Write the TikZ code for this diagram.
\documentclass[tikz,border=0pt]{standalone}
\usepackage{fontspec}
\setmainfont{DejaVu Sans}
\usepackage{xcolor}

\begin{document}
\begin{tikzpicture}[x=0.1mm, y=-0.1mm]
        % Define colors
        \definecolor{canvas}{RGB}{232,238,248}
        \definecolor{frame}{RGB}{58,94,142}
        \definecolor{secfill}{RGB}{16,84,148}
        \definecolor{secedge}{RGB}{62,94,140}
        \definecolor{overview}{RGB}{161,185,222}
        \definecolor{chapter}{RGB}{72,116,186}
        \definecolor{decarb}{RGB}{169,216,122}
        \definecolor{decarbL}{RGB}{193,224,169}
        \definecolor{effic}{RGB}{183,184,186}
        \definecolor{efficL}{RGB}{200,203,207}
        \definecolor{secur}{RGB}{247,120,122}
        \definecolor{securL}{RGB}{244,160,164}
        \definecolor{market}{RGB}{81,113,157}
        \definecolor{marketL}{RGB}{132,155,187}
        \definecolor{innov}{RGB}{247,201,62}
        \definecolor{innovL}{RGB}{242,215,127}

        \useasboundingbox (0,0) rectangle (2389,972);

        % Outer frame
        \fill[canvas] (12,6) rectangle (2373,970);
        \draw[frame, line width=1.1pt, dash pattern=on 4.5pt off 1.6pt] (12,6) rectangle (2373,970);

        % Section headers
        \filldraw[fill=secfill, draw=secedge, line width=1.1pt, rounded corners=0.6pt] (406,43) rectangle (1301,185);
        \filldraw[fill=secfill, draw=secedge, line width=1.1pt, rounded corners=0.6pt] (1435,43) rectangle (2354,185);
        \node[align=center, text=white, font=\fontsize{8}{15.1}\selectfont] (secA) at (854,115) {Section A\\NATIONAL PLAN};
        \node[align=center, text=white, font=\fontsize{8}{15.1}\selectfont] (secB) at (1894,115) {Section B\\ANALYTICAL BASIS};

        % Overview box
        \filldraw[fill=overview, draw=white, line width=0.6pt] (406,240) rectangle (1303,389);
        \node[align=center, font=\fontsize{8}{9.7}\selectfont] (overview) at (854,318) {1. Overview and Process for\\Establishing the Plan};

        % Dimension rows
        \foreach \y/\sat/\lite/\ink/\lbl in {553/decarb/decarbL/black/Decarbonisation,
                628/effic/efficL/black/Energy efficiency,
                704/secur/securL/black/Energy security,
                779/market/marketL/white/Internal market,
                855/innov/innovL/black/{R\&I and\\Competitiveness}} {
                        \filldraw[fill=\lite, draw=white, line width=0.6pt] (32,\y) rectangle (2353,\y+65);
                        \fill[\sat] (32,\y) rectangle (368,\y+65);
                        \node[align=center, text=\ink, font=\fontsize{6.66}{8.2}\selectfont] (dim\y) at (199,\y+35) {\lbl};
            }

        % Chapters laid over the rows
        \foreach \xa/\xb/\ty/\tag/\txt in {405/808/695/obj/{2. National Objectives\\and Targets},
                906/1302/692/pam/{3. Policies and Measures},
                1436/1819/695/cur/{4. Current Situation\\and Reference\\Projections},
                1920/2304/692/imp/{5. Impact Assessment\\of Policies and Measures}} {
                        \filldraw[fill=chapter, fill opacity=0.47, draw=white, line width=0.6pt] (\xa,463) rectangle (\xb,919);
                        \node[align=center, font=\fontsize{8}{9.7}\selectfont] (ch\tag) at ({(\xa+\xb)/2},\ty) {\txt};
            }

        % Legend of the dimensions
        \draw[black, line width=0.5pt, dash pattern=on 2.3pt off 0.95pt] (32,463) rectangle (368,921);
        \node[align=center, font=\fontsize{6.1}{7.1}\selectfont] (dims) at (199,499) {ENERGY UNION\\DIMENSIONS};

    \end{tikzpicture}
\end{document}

________

▶ [THE PROBLEM] Restate the listing exactly, starting at its first line and ending at the line where "(secB) at (1894,115)" occurs; include both and no other lines.

▶ [PROBLEM SOLUTION]
Write the TikZ code for this diagram.
\documentclass[tikz,border=0pt]{standalone}
\usepackage{fontspec}
\setmainfont{DejaVu Sans}
\usepackage{xcolor}

\begin{document}
\begin{tikzpicture}[x=0.1mm, y=-0.1mm]
        % Define colors
        \definecolor{canvas}{RGB}{232,238,248}
        \definecolor{frame}{RGB}{58,94,142}
        \definecolor{secfill}{RGB}{16,84,148}
        \definecolor{secedge}{RGB}{62,94,140}
        \definecolor{overview}{RGB}{161,185,222}
        \definecolor{chapter}{RGB}{72,116,186}
        \definecolor{decarb}{RGB}{169,216,122}
        \definecolor{decarbL}{RGB}{193,224,169}
        \definecolor{effic}{RGB}{183,184,186}
        \definecolor{efficL}{RGB}{200,203,207}
        \definecolor{secur}{RGB}{247,120,122}
        \definecolor{securL}{RGB}{244,160,164}
        \definecolor{market}{RGB}{81,113,157}
        \definecolor{marketL}{RGB}{132,155,187}
        \definecolor{innov}{RGB}{247,201,62}
        \definecolor{innovL}{RGB}{242,215,127}

        \useasboundingbox (0,0) rectangle (2389,972);

        % Outer frame
        \fill[canvas] (12,6) rectangle (2373,970);
        \draw[frame, line width=1.1pt, dash pattern=on 4.5pt off 1.6pt] (12,6) rectangle (2373,970);

        % Section headers
        \filldraw[fill=secfill, draw=secedge, line width=1.1pt, rounded corners=0.6pt] (406,43) rectangle (1301,185);
        \filldraw[fill=secfill, draw=secedge, line width=1.1pt, rounded corners=0.6pt] (1435,43) rectangle (2354,185);
        \node[align=center, text=white, font=\fontsize{8}{15.1}\selectfont] (secA) at (854,115) {Section A\\NATIONAL PLAN};
        \node[align=center, text=white, font=\fontsize{8}{15.1}\selectfont] (secB) at (1894,115) {Section B\\ANALYTICAL BASIS};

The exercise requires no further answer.